• Your goal:
Restate the listing that follows word for word, without its pictures.
_ _ _ _ _
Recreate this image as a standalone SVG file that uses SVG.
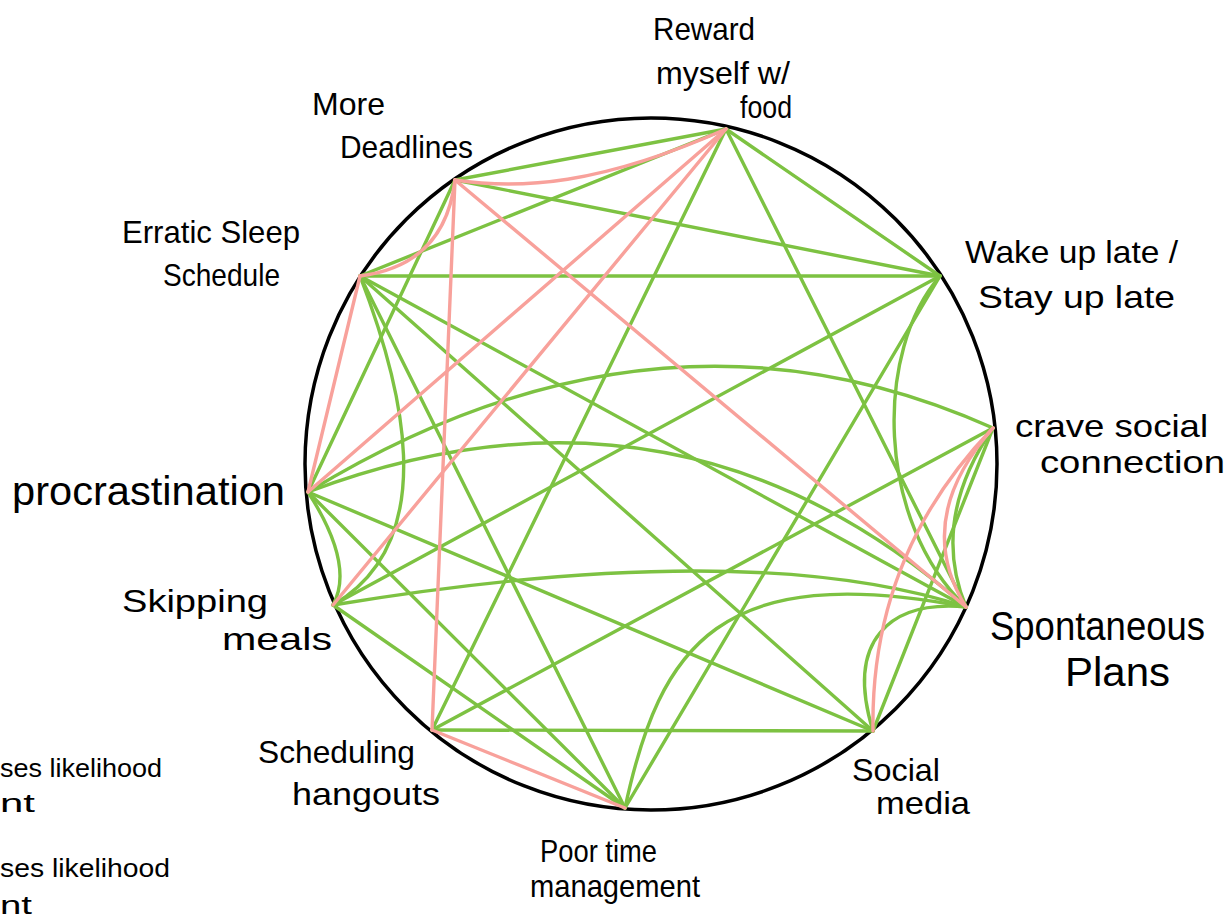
<svg xmlns="http://www.w3.org/2000/svg" width="1231" height="922" viewBox="0 0 1231 922">
<style>
.g{fill:none;stroke:#7dc242;stroke-width:3.4;stroke-linecap:round}
.p{fill:none;stroke:#f8a19b;stroke-width:3.4;stroke-linecap:round}
.ring{fill:none;stroke:#000;stroke-width:3.5}
text{font-family:"Liberation Sans Narrow","Liberation Sans",Arial,sans-serif;font-size:32px;fill:#000}
.big{font-size:40px}
.leg{font-size:26px}
</style>
<rect width="1231" height="922" fill="#fff"/>
<circle class="ring" cx="651" cy="464" r="346"/>
<g id="connectors">
<path class="g" d="M455,180 L726,129"/>
<path class="g" d="M360,276 L726,129"/>
<path class="g" d="M726,129 L940,276"/>
<path class="g" d="M726,129 L966,607"/>
<path class="g" d="M726,129 L432,730"/>
<path class="g" d="M455,180 L940,276"/>
<path class="g" d="M455,180 L308,492"/>
<path class="g" d="M360,276 L940,276"/>
<path class="g" d="M360,276 L966,607"/>
<path class="g" d="M360,276 L873,731"/>
<path class="g" d="M360,276 L625,808"/>
<path class="g" d="M940,276 L333,605"/>
<path class="g" d="M940,276 L625,808"/>
<path class="g" d="M308,492 L873,731"/>
<path class="g" d="M308,492 L625,808"/>
<path class="g" d="M333,605 L625,808"/>
<path class="g" d="M432,730 L993,428"/>
<path class="g" d="M432,730 L873,731"/>
<path class="g" d="M873,731 L993,428"/>
<path class="g" d="M360,276 C400,380 445,540 333,605"/>
<path class="g" d="M308,492 Q355,565 333,605"/>
<path class="g" d="M308,492 Q659,278 993,428"/>
<path class="g" d="M308,492 Q677,353 966,607"/>
<path class="g" d="M333,605 Q750,536 966,607"/>
<path class="g" d="M625,808 C660,645 720,560 966,607"/>
<path class="g" d="M873,731 C845,640 890,600 966,607"/>
<path class="g" d="M940,276 C875,350 875,520 966,607"/>
<path class="g" d="M993,428 Q930,520 966,607"/>
<path class="p" d="M726,129 L308,492"/>
<path class="p" d="M726,129 L333,605"/>
<path class="p" d="M455,180 L966,607"/>
<path class="p" d="M455,180 L432,730"/>
<path class="p" d="M360,276 L308,492"/>
<path class="p" d="M432,730 L625,808"/>
<path class="p" d="M455,180 C520,190 600,185 726,129"/>
<path class="p" d="M455,180 Q445,265 360,276"/>
<path class="p" d="M873,731 Q870,555 993,428"/>
<path class="p" d="M993,428 Q912,520 966,607"/>
</g>
<g id="node-reward"><text x="653" y="40" textLength="102" lengthAdjust="spacingAndGlyphs">Reward</text><text x="656" y="84" textLength="134" lengthAdjust="spacingAndGlyphs">myself w/</text><text x="740" y="118" textLength="52" lengthAdjust="spacingAndGlyphs">food</text></g>
<g id="node-more-deadlines"><text x="312" y="115" textLength="73" lengthAdjust="spacingAndGlyphs">More</text><text x="340" y="158" textLength="133" lengthAdjust="spacingAndGlyphs">Deadlines</text></g>
<g id="node-erratic-sleep"><text x="122" y="243" textLength="178" lengthAdjust="spacingAndGlyphs">Erratic Sleep</text><text x="163" y="286" textLength="117" lengthAdjust="spacingAndGlyphs">Schedule</text></g>
<g id="node-wake-up"><text x="965" y="263" textLength="213" lengthAdjust="spacingAndGlyphs">Wake up late /</text><text x="978" y="308" textLength="197" lengthAdjust="spacingAndGlyphs">Stay up late</text></g>
<g id="node-crave-social"><text x="1015" y="437" textLength="193" lengthAdjust="spacingAndGlyphs">crave social</text><text x="1040" y="473" textLength="185" lengthAdjust="spacingAndGlyphs">connection</text></g>
<g id="node-procrastination"><text class="big" x="12" y="505" textLength="273" lengthAdjust="spacingAndGlyphs">procrastination</text></g>
<g id="node-skipping-meals"><text x="122" y="612" textLength="146" lengthAdjust="spacingAndGlyphs">Skipping</text><text x="222" y="650" textLength="110" lengthAdjust="spacingAndGlyphs">meals</text></g>
<g id="node-spontaneous-plans"><text class="big" x="990" y="640" textLength="215" lengthAdjust="spacingAndGlyphs">Spontaneous</text><text class="big" x="1065" y="686" textLength="105" lengthAdjust="spacingAndGlyphs">Plans</text></g>
<g id="node-scheduling-hangouts"><text x="258" y="763" textLength="157" lengthAdjust="spacingAndGlyphs">Scheduling</text><text x="292" y="805" textLength="148" lengthAdjust="spacingAndGlyphs">hangouts</text></g>
<g id="node-social-media"><text x="852" y="781" textLength="88" lengthAdjust="spacingAndGlyphs">Social</text><text x="876" y="814" textLength="94" lengthAdjust="spacingAndGlyphs">media</text></g>
<g id="node-poor-time"><text x="540" y="862" textLength="117" lengthAdjust="spacingAndGlyphs">Poor time</text><text x="530" y="897" textLength="170" lengthAdjust="spacingAndGlyphs">management</text></g>
<g id="legend"><text class="leg" x="0" y="777" textLength="162" lengthAdjust="spacingAndGlyphs">ses likelihood</text><text class="leg" x="0" y="812" textLength="35" lengthAdjust="spacingAndGlyphs">nt</text><text class="leg" x="0" y="877" textLength="170" lengthAdjust="spacingAndGlyphs">ses likelihood</text><text class="leg" x="0" y="914" textLength="32" lengthAdjust="spacingAndGlyphs">nt</text></g>
</svg>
_ _ _ _ _
• Solution for this exercise:
Recreate this image as a standalone SVG file that uses SVG.
<svg xmlns="http://www.w3.org/2000/svg" width="1231" height="922" viewBox="0 0 1231 922">
<style>
.g{fill:none;stroke:#7dc242;stroke-width:3.4;stroke-linecap:round}
.p{fill:none;stroke:#f8a19b;stroke-width:3.4;stroke-linecap:round}
.ring{fill:none;stroke:#000;stroke-width:3.5}
text{font-family:"Liberation Sans Narrow","Liberation Sans",Arial,sans-serif;font-size:32px;fill:#000}
.big{font-size:40px}
.leg{font-size:26px}
</style>
<rect width="1231" height="922" fill="#fff"/>
<circle class="ring" cx="651" cy="464" r="346"/>
<g id="connectors">
<path class="g" d="M455,180 L726,129"/>
<path class="g" d="M360,276 L726,129"/>
<path class="g" d="M726,129 L940,276"/>
<path class="g" d="M726,129 L966,607"/>
<path class="g" d="M726,129 L432,730"/>
<path class="g" d="M455,180 L940,276"/>
<path class="g" d="M455,180 L308,492"/>
<path class="g" d="M360,276 L940,276"/>
<path class="g" d="M360,276 L966,607"/>
<path class="g" d="M360,276 L873,731"/>
<path class="g" d="M360,276 L625,808"/>
<path class="g" d="M940,276 L333,605"/>
<path class="g" d="M940,276 L625,808"/>
<path class="g" d="M308,492 L873,731"/>
<path class="g" d="M308,492 L625,808"/>
<path class="g" d="M333,605 L625,808"/>
<path class="g" d="M432,730 L993,428"/>
<path class="g" d="M432,730 L873,731"/>
<path class="g" d="M873,731 L993,428"/>
<path class="g" d="M360,276 C400,380 445,540 333,605"/>
<path class="g" d="M308,492 Q355,565 333,605"/>
<path class="g" d="M308,492 Q659,278 993,428"/>
<path class="g" d="M308,492 Q677,353 966,607"/>
<path class="g" d="M333,605 Q750,536 966,607"/>
<path class="g" d="M625,808 C660,645 720,560 966,607"/>
<path class="g" d="M873,731 C845,640 890,600 966,607"/>
<path class="g" d="M940,276 C875,350 875,520 966,607"/>
<path class="g" d="M993,428 Q930,520 966,607"/>
<path class="p" d="M726,129 L308,492"/>
<path class="p" d="M726,129 L333,605"/>
<path class="p" d="M455,180 L966,607"/>
<path class="p" d="M455,180 L432,730"/>
<path class="p" d="M360,276 L308,492"/>
<path class="p" d="M432,730 L625,808"/>
<path class="p" d="M455,180 C520,190 600,185 726,129"/>
<path class="p" d="M455,180 Q445,265 360,276"/>
<path class="p" d="M873,731 Q870,555 993,428"/>
<path class="p" d="M993,428 Q912,520 966,607"/>
</g>
<g id="node-reward"><text x="653" y="40" textLength="102" lengthAdjust="spacingAndGlyphs">Reward</text><text x="656" y="84" textLength="134" lengthAdjust="spacingAndGlyphs">myself w/</text><text x="740" y="118" textLength="52" lengthAdjust="spacingAndGlyphs">food</text></g>
<g id="node-more-deadlines"><text x="312" y="115" textLength="73" lengthAdjust="spacingAndGlyphs">More</text><text x="340" y="158" textLength="133" lengthAdjust="spacingAndGlyphs">Deadlines</text></g>
<g id="node-erratic-sleep"><text x="122" y="243" textLength="178" lengthAdjust="spacingAndGlyphs">Erratic Sleep</text><text x="163" y="286" textLength="117" lengthAdjust="spacingAndGlyphs">Schedule</text></g>
<g id="node-wake-up"><text x="965" y="263" textLength="213" lengthAdjust="spacingAndGlyphs">Wake up late /</text><text x="978" y="308" textLength="197" lengthAdjust="spacingAndGlyphs">Stay up late</text></g>
<g id="node-crave-social"><text x="1015" y="437" textLength="193" lengthAdjust="spacingAndGlyphs">crave social</text><text x="1040" y="473" textLength="185" lengthAdjust="spacingAndGlyphs">connection</text></g>
<g id="node-procrastination"><text class="big" x="12" y="505" textLength="273" lengthAdjust="spacingAndGlyphs">procrastination</text></g>
<g id="node-skipping-meals"><text x="122" y="612" textLength="146" lengthAdjust="spacingAndGlyphs">Skipping</text><text x="222" y="650" textLength="110" lengthAdjust="spacingAndGlyphs">meals</text></g>
<g id="node-spontaneous-plans"><text class="big" x="990" y="640" textLength="215" lengthAdjust="spacingAndGlyphs">Spontaneous</text><text class="big" x="1065" y="686" textLength="105" lengthAdjust="spacingAndGlyphs">Plans</text></g>
<g id="node-scheduling-hangouts"><text x="258" y="763" textLength="157" lengthAdjust="spacingAndGlyphs">Scheduling</text><text x="292" y="805" textLength="148" lengthAdjust="spacingAndGlyphs">hangouts</text></g>
<g id="node-social-media"><text x="852" y="781" textLength="88" lengthAdjust="spacingAndGlyphs">Social</text><text x="876" y="814" textLength="94" lengthAdjust="spacingAndGlyphs">media</text></g>
<g id="node-poor-time"><text x="540" y="862" textLength="117" lengthAdjust="spacingAndGlyphs">Poor time</text><text x="530" y="897" textLength="170" lengthAdjust="spacingAndGlyphs">management</text></g>
<g id="legend"><text class="leg" x="0" y="777" textLength="162" lengthAdjust="spacingAndGlyphs">ses likelihood</text><text class="leg" x="0" y="812" textLength="35" lengthAdjust="spacingAndGlyphs">nt</text><text class="leg" x="0" y="877" textLength="170" lengthAdjust="spacingAndGlyphs">ses likelihood</text><text class="leg" x="0" y="914" textLength="32" lengthAdjust="spacingAndGlyphs">nt</text></g>
</svg>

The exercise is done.